I am Carlos Triana, and I want ask you the following.
I am trying to calculate the feff.inp file for a theoretical amorphous
structure composed by a supercell with 24 Ti atoms surrounding by 48
oxygen atoms with different coordination. In amorphous materials or
materials with distortions from regular crystals, the absorbing atoms
may have different surroundings.
My question is how can I build the feff.inp file in this case, shall I
define the 24 Ti atoms like absorbing atoms, because in this case the
feff does not works.
What can I do in this case, how can I build the feff.inp file with
different environments

I will be very grateful for your help

I'd like to follow up on Matt's comment.

I presume you have some way of knowing a list of Cartesian coordinates for the atoms in your cluster.  If so, the discussion on pages 7-10 of this talk should be helpful, with the caveat that your input file needs to be appropriate to the version of Feff you intend to use.
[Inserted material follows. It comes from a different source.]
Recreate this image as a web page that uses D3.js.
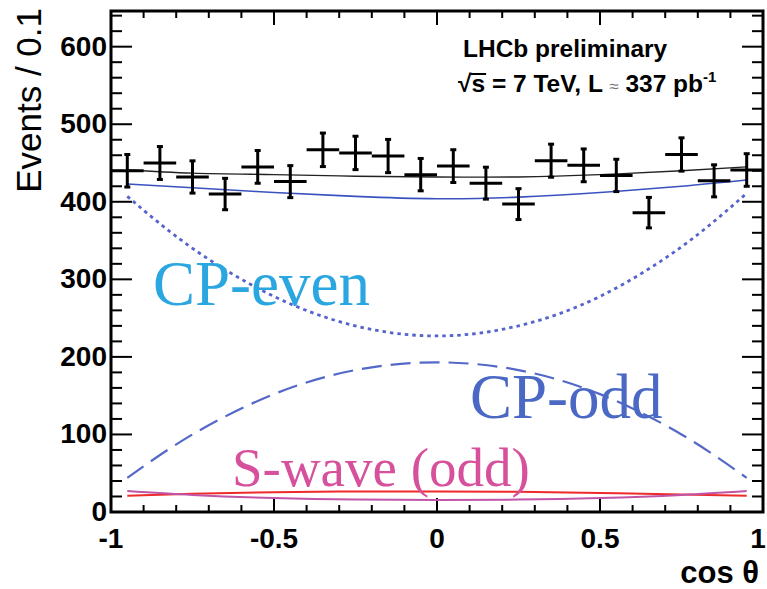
<!DOCTYPE html>
<html>
<head>
<meta charset="utf-8">
<script src="https://cdn.jsdelivr.net/npm/d3@7"></script>
<style>
  body { margin: 0; background: #fff; }
  svg text { font-family: "Liberation Sans", Arial, sans-serif; }
</style>
</head>
<body>
<div id="plot"></div>
<script>
// binned events, 20 bins of width 0.1 in cos(theta)
var binCenters = [-0.95, -0.85, -0.75, -0.65, -0.55, -0.45, -0.35, -0.25, -0.15, -0.05,
                  0.05, 0.15, 0.25, 0.35, 0.45, 0.55, 0.65, 0.75, 0.85, 0.95];
var events = [440, 450, 432, 410, 445, 426, 467, 463, 459, 435,
              446, 424, 397, 453, 447, 434, 386, 461, 427, 441];

// fit projections, sampled along cos(theta)
var curveX   = [-0.95, -0.75, -0.5, -0.25, 0, 0.25, 0.5, 0.75, 0.95];
var totalFit = [441, 437, 435, 433, 432, 432, 435, 440, 445];
var signalFit = [423, 418, 412, 407, 404, 406, 412, 420, 428];
var cpEven   = [407, 340, 278, 240, 227, 240, 278, 342, 411];
var cpOdd    = [44, 100, 152, 183, 193, 183, 152, 100, 44];
var sWave    = [27, 22, 18, 16, 15.5, 16, 18, 22, 27];
var interf   = [21, 23.5, 25.5, 26.5, 26.5, 26, 24.5, 22.5, 21];

var xTicksMajor = [-1, -0.5, 0, 0.5, 1];
var xTickLabels = ["-1", "-0.5", "0", "0.5", "1"];
var yTicksMajor = [0, 100, 200, 300, 400, 500, 600];

var W = 767, H = 589;
var margin = {top: 11, right: 4, bottom: 77, left: 111};

var svg = d3.select("#plot").append("svg")
  .attr("width", W)
  .attr("height", H);

svg.append("rect").attr("width", W).attr("height", H).attr("fill", "#fff");

var x = d3.scaleLinear().domain([-1, 1]).range([margin.left, W - margin.right]);
var y = d3.scaleLinear().domain([0, 646]).range([H - margin.bottom, margin.top]);

var x0 = x(-1), x1 = x(1), y0 = y(0), y1 = y(646);

// tick marks on all four sides
var xMinor = d3.range(-1, 1.0001, 0.1);
var yMinor = d3.range(0, 646, 20);

function isMajorX(v) { return Math.abs(v * 2 - Math.round(v * 2)) < 1e-6; }
function isMajorY(v) { return v % 100 === 0; }

var ticks = svg.append("g").attr("stroke", "#000").attr("stroke-width", 2);

xMinor.forEach(function(v) {
  var len = isMajorX(v) ? 14 : 7;
  ticks.append("line").attr("x1", x(v)).attr("x2", x(v)).attr("y1", y0).attr("y2", y0 - len);
  ticks.append("line").attr("x1", x(v)).attr("x2", x(v)).attr("y1", y1).attr("y2", y1 + len);
});
yMinor.forEach(function(v) {
  var len = isMajorY(v) ? 21 : 11;
  ticks.append("line").attr("y1", y(v)).attr("y2", y(v)).attr("x1", x0).attr("x2", x0 + len);
  ticks.append("line").attr("y1", y(v)).attr("y2", y(v)).attr("x1", x1).attr("x2", x1 - len);
});

// fit curves
var line = d3.line()
  .x(function(d) { return x(d[0]); })
  .y(function(d) { return y(d[1]); })
  .curve(d3.curveNatural);

function pts(vals) { return curveX.map(function(c, i) { return [c, vals[i]]; }); }

svg.append("path").attr("d", line(pts(cpOdd)))
  .attr("fill", "none").attr("stroke", "#5468c8").attr("stroke-width", 2.2)
  .attr("stroke-dasharray", "20,9");
svg.append("path").attr("d", line(pts(cpEven)))
  .attr("fill", "none").attr("stroke", "#5563cc").attr("stroke-width", 2.8)
  .attr("stroke-dasharray", "3.5,4");
svg.append("path").attr("d", line(pts(interf)))
  .attr("fill", "none").attr("stroke", "#ee2a2a").attr("stroke-width", 2);
svg.append("path").attr("d", line(pts(sWave)))
  .attr("fill", "none").attr("stroke", "#c055a8").attr("stroke-width", 2);
svg.append("path").attr("d", line(pts(signalFit)))
  .attr("fill", "none").attr("stroke", "#3a52c0").attr("stroke-width", 1.6);
svg.append("path").attr("d", line(pts(totalFit)))
  .attr("fill", "none").attr("stroke", "#222").attr("stroke-width", 1.4);

// data points with errors
var pts_g = svg.append("g").attr("stroke", "#000").attr("stroke-width", 3);
binCenters.forEach(function(c, i) {
  var n = events[i], e = Math.sqrt(n);
  pts_g.append("line").attr("x1", x(c - 0.05)).attr("x2", x(c + 0.05)).attr("y1", y(n)).attr("y2", y(n));
  pts_g.append("line").attr("x1", x(c)).attr("x2", x(c)).attr("y1", y(n - e)).attr("y2", y(n + e));
  pts_g.append("line").attr("x1", x(c) - 3).attr("x2", x(c) + 3).attr("y1", y(n - e)).attr("y2", y(n - e));
  pts_g.append("line").attr("x1", x(c) - 3).attr("x2", x(c) + 3).attr("y1", y(n + e)).attr("y2", y(n + e));
});

// frame
svg.append("rect")
  .attr("x", x0).attr("y", y1)
  .attr("width", x1 - x0).attr("height", y0 - y1)
  .attr("fill", "none").attr("stroke", "#000").attr("stroke-width", 3);

// tick labels
svg.selectAll(".ylab").data(yTicksMajor).enter().append("text")
  .attr("x", x0 - 4).attr("y", function(d) { return y(d) + 9; })
  .attr("text-anchor", "end").attr("font-size", 28).attr("font-weight", "bold")
  .text(function(d) { return d; });

svg.selectAll(".xlab").data(xTicksMajor).enter().append("text")
  .attr("x", function(d) { return Math.min(x(d), W - 9); }).attr("y", y0 + 36)
  .attr("text-anchor", "middle").attr("font-size", 28).attr("font-weight", "bold")
  .text(function(d, i) { return xTickLabels[i]; });

// axis titles
svg.append("text")
  .attr("transform", "translate(41,8) rotate(-90)")
  .attr("text-anchor", "end").attr("font-size", 35)
  .text("Events / 0.1");

svg.append("text")
  .attr("x", 759).attr("y", 583)
  .attr("text-anchor", "end").attr("font-size", 31).attr("font-weight", "bold")
  .text("cos \u03b8");

// experiment label
svg.append("text")
  .attr("x", 463).attr("y", 57)
  .attr("font-size", 24.5).attr("font-weight", "bold")
  .text("LHCb preliminary");

var info = svg.append("text")
  .attr("x", 458).attr("y", 92)
  .attr("font-size", 24.5).attr("font-weight", "bold");
info.append("tspan").text("\u221a");
info.append("tspan").text("s = 7 TeV, L ");
info.append("tspan").attr("font-size", 17).attr("fill", "#777").attr("font-weight", "normal").text("\u2248");
info.append("tspan").text(" 337 pb");
info.append("tspan").attr("font-size", 15).attr("dy", -10).text("-1");

// overline across the s under the root sign
var sx0 = info.node().getStartPositionOfChar(1).x;
var sx1 = info.node().getEndPositionOfChar(1).x;
svg.append("line").attr("x1", sx0 - 1).attr("x2", sx1 + 1).attr("y1", 74).attr("y2", 74)
  .attr("stroke", "#000").attr("stroke-width", 2);

// component labels
function label(txt, px, py, col, fs) {
  svg.append("text").attr("x", px).attr("y", py)
    .style("font-family", "'Liberation Serif', 'Times New Roman', serif")
    .attr("font-size", fs).attr("fill", col).text(txt);
}
label("CP-even", 153, 305, "#2aa6e0", 63);
label("CP-odd", 470, 418, "#4a68c4", 63);
label("S-wave (odd)", 232, 486, "#d6509c", 55);
</script>
</body>
</html>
https://speakerdeck.com/bruceravel/modeling-non-crystalline-samples?slide=9

Make one input file for each Ti atom serving as the absorber.  As Matt said, take care not to overwrite your results.

Were this my problem, I would prefer to organize and perform N calculation, then add them up myself.  That said, Feff does provide a simple sort of configuration average.  Look up "CFAVERAGE" in the Feff document.

B


I believe CFAVERAGE does not work as advertised.  I haven't checked this recently, but my recollection is that using CFAVERAGE always ends up giving a coordination number that is a whole number, which cannot always be the case.  That might depend on versions of Feff, and I'd be happy to shown to be wrong about this.

Can anyone else verify or shed light on this?